Non-Standard Finance (NSF) has made a £1.3billion takeover offer for rival Provident Financial.
NSF said the takeover was backed by more than 50% of Provident’s shareholders, including fund manager Neil Woodford, Invesco and Marathon. Investors must still vote on whether to approve the deal.
John van Kuffeler Chief Executive of Non-Standard Finance said “We have recognised the strong logic and value creation potential of a combination with Provident for some time and hence approached the Provident board with a proposal in January last year. That approach was rebuffed and since then Provident has further lost its way.”
“NSF has extensive management expertise and experience, and the correct strategy to turn Provident around and release significant value by combining it with our own fast-growing businesses for the benefit of customers, employees and investors.”
“The Board also believes that the proposed disposal fails to recognise the strong financial performance of Moneybarn and synergistic benefits with Vanquis, as well as the potentially significant consequences for the Group’s capital structure and funding profile.”
NSF’s van Kuffeler was previously Chief Executive and Chairman of Provident.
On Monday Provident said in a stock market update: “The board of Provident Financial notes the unsolicited offer for Provident Financial announced this morning by Non-Standard Finance.
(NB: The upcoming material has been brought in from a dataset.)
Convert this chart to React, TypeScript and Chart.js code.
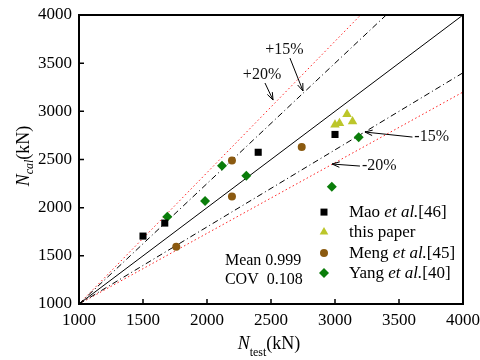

The board’s considered response to the offer will be announced in due course. In the meantime, shareholders are strongly advised to take no action in respect of the NSF offer.
However later in the day, Provident published a rejection notice said the Board did not believe that disposing of Moneybarn “at this point in the economic cycle would maximise value for shareholders”
Malcolm Le May, Chief Executive Officer of Provident Financial said: “The management team has made substantial strides in restoring stability, improving the company’s regulatory position and enhancing its internal culture with a focus on customer outcomes. This further prolonged period of business and regulatory uncertainty could negatively impact stakeholders, including customers and employees, and is not in the best interests of the Company.”
“We have a clear vision for a financial services group serving the interests of some of the most vulnerable individuals in our society, with a broad product offering and distribution model aligned with changing consumer behaviours and their increasing use of digital technology. At the same time, we are implementing the most up-to-date regulatory standards, which we anticipate will be seen as a blueprint for the Home-Collected and High-Cost, Short-Term Credit sectors.”
“We are focused on executing the clearly defined strategy to restore profitability in CCD, improving growth and profitability in Vanquis, as a well capitalised regulated bank, maintaining the strong performance of Moneybarn and maximising the synergies across the whole group to deliver value for all shareholders.”
In anticipation of a merger, the Competition and Markets Authority (CMA) have announced that there will be a merger inquiry should the sale proceed.